Flowers have been placed on the steps of the Bataclan Theatre, as well as in front of dozens of cafes that line the streets of Paris where over a hundred people died from the shootings and suicide bombings on Nov. 13.
Among the flickering candles, photographs, letters, and flowers that serve as tributes to the victims, are also copies of “Paris est une fête” — the French language edition of Ernest Hemingway's “A Moveable Feast.”
In English, the title of the book is translated as “Paris is a party.” Ever since the night of the attacks, the book has been flying off the bookshelves of shops in Paris, as well as on Amazon France's online store.
Parisians have began reading its pages as a source of comfort in the wake of the most devastating attacks in the French capital city since World War II.
The novel was written in the latter years of Hemingway's live and was published posthumously. It is widely regarded as his love letter to the city of light where he spent much of his time as a young man honing his writing skills in the company of other writers such as James Joyce, Gertrude Stein, and F. Scott and his wife, Zelda Fitzgerald.
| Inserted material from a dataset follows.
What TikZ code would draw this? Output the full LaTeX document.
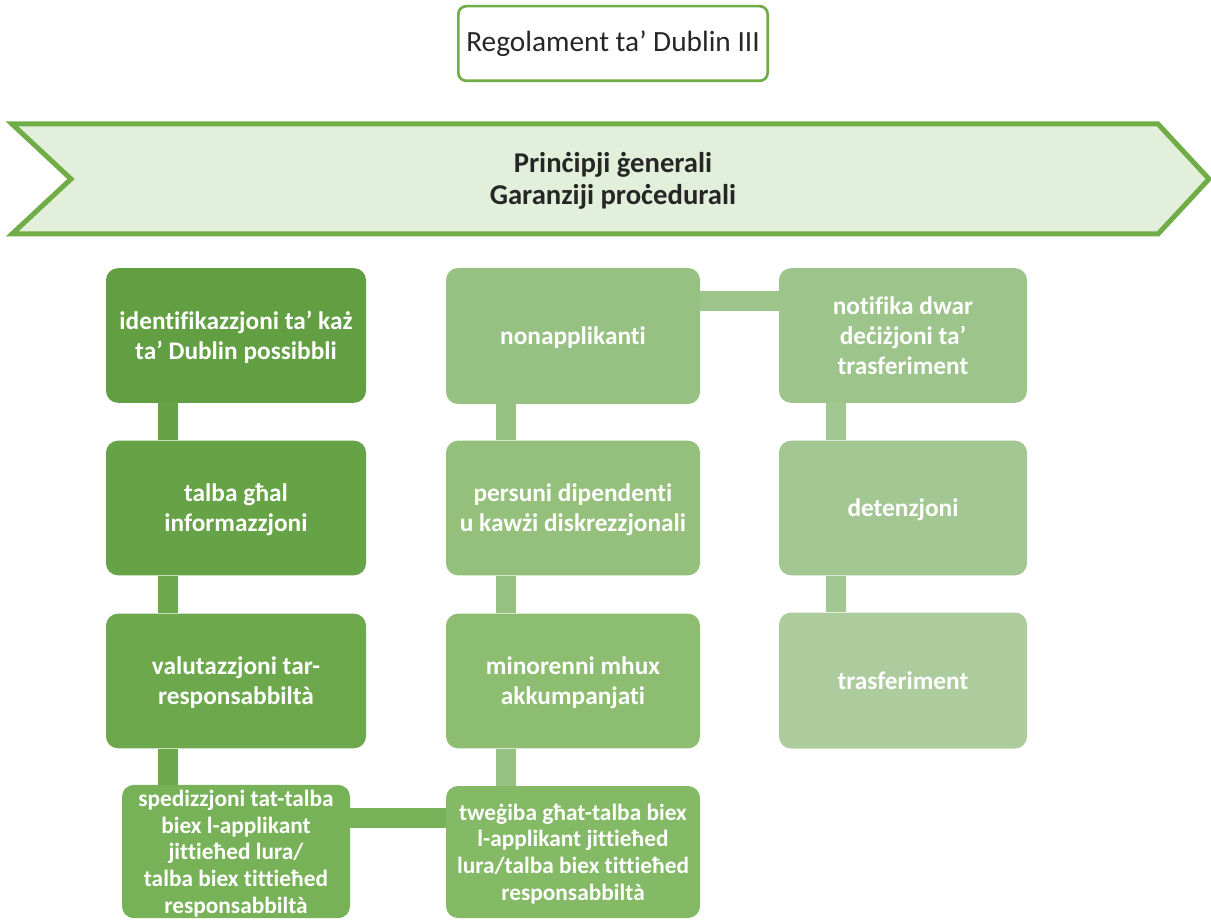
\documentclass[tikz,border=0pt]{standalone}
\usepackage{fontspec}
\setmainfont{Carlito}[Ligatures=CommonOff]
\usepackage{tikz}
\usetikzlibrary{positioning}
\definecolor{cFrame}{HTML}{70AD47}
\definecolor{cBand}{HTML}{E2EFDA}
\definecolor{cInk}{HTML}{262626}
\definecolor{cL1}{HTML}{629E42}
\definecolor{cL2}{HTML}{66A246}
\definecolor{cL3}{HTML}{6DA84C}
\definecolor{cL4}{HTML}{78B258}
\definecolor{cM1}{HTML}{97C182}
\definecolor{cM2}{HTML}{94C07B}
\definecolor{cM3}{HTML}{8CBD71}
\definecolor{cM4}{HTML}{84B966}
\definecolor{cR1}{HTML}{9DC48A}
\definecolor{cR2}{HTML}{A3C792}
\definecolor{cR3}{HTML}{ADCC9D}
\tikzset{
  card/.style ={rounded corners=9pt, inner sep=2pt, align=center, text=white,
                font=\fontsize{19}{22.5}\selectfont\bfseries, text depth=-9.5pt},
  small/.style={font=\fontsize{17.5}{20}\selectfont\bfseries, text depth=-15pt},
  joint/.style={line width=15pt},
}

\begin{document}
\begin{tikzpicture}[x=0.75pt,y=-0.75pt]
        \useasboundingbox (0,0) rectangle (1211,920);
        % title and band
        \node[draw=cFrame, line width=2pt, rounded corners=6pt, minimum width=232pt, minimum height=56pt,
              font=\fontsize{22}{26}\selectfont, text=cInk] (title) at (613,43.5){Regolament ta’ Dublin III};
        \draw[cFrame, fill=cBand, line width=3.75pt, line join=miter]
          (12,124) -- (1158,124) -- (1209,179) -- (1158,234) -- (12,234) -- (71,179) -- cycle;
        \node[align=center, text=cInk, font=\fontsize{21.5}{24}\selectfont\bfseries] (band) at (613,181)
          {Prinċipji ġenerali\\Garanziji proċedurali};
        % left column
        \node[card, fill=cL1, minimum width=195pt, minimum height=101pt] (ident) at (236,335.5)
          {identifikazzjoni ta’ każ\\ta’ Dublin possibbli};
        \node[card, fill=cL2, minimum width=195pt, minimum height=101pt] (info) at (236,508)
          {talba għal\\informazzjoni};
        \node[card, fill=cL3, minimum width=195pt, minimum height=101pt] (valut) at (236,681)
          {valutazzjoni tar-\\responsabbiltà};
        \node[card, small, fill=cL4, minimum width=171pt, minimum height=100pt] (sped) at (236,851.5)
          {spedizzjoni tat-talba\\biex l-applikant\\jittieħed lura/\\talba biex tittieħed\\responsabbiltà};
        % middle column
        \node[card, fill=cM1, minimum width=190.5pt, minimum height=102pt] (nonapp) at (573,336)
          {nonapplikanti};
        \node[card, fill=cM2, minimum width=190.5pt, minimum height=101pt] (persuni) at (573,508)
          {persuni dipendenti\\u kawżi diskrezzjonali};
        \node[card, fill=cM3, minimum width=190.5pt, minimum height=101pt] (minor) at (573,681)
          {minorenni mhux\\akkumpanjati};
        \node[card, small, fill=cM4, minimum width=190.5pt, minimum height=99pt] (tweg) at (573,852)
          {tweġiba għat-talba biex\\l-applikant jittieħed\\lura/talba biex tittieħed\\responsabbiltà};
        % right column
        \node[card, fill=cR1, minimum width=186pt, minimum height=101pt] (notif) at (903,335.5)
          {notifika dwar\\deċiżjoni ta’\\trasferiment};
        \node[card, fill=cR2, minimum width=186pt, minimum height=101pt] (deten) at (903,508)
          {detenzjoni};
        \node[card, fill=cR3, minimum width=186pt, minimum height=102pt] (trasf) at (903,680.5)
          {trasferiment};
        % links
        \draw[joint, cL2] ([xshift=46.5pt]ident.south west) -- ([xshift=46.5pt]info.north west);
        \draw[joint, cL3] ([xshift=46.5pt]info.south west) -- ([xshift=46.5pt]valut.north west);
        \draw[joint, cL3] ([xshift=46.5pt]valut.south west) -- ([xshift=34.5pt]sped.north west);
        \draw[joint, cM1] ([xshift=45pt]nonapp.south west) -- ([xshift=45pt]persuni.north west);
        \draw[joint, cM1] ([xshift=45pt]persuni.south west) -- ([xshift=45pt]minor.north west);
        \draw[joint, cM1] ([xshift=45pt]minor.south west) -- ([xshift=45pt]tweg.north west);
        \draw[joint, cR2] ([xshift=42.75pt]notif.south west) -- ([xshift=42.75pt]deten.north west);
        \draw[joint, cR2] ([xshift=42.75pt]deten.south west) -- ([xshift=42.75pt]trasf.north west);
        \draw[joint, cR1] ([yshift=-25pt]nonapp.north east) -- ([yshift=-25pt]nonapp.north east -| notif.west);
        \draw[joint, cL4] ([yshift=-25pt]sped.north east) -- ([yshift=-25pt]sped.north east -| tweg.west);
      \end{tikzpicture}
\end{document}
“There is never any ending to Paris and the memory of each person who has lived in it differs from that of any other. We always returned to it no matter who we were nor how it was changed nor with what difficulties now what ease, it could be reached. It was always worth it and we received a return for whatever we brought to it,” wrote Hemingway in the Paris memoir set in the city in the 1920's.
His words are a sentiment many Parisians want to share as they still mourn for the hundred who died less than two weeks ago. While many bars and cafes remain empty, some patrons are defying the terror that took over the nation by celebrating life and joy just like Paris in known for.
According to reports, in a small cafe just across from the Bataclan concert hall, a familiar tune of “Don't Worry Be Happy” was played on a piano on Saturday evening and soon, the Parisian patrons were belting out “Hallelujah” by Leonard Cohen in tribute to the moveable feast that is Paris despite the heavy weight of tragedy it has witnessed and survived.
"We have to live. We have to continue to go out. We have to go to the stores, do our Christmas shopping and stick our tongues out at the terrorists,” said Jean-Francois Douine, a customer who just purchased his own French copy of “A Moveable Feast.”
“It’s very important to bring flowers to our dead. It’s very important to see, many times, Hemingway’s book, A Moveable Feast, because we are a very ancient civilisation, and we will hold high the banner of our values, and we will show brotherhood to the five million Muslims who exercise their religion freely and kindly, and we will fight against the 10,000 barbarians who kill, they say, in the name of Allah,” said another Parisian woman who was identified only as Danielle.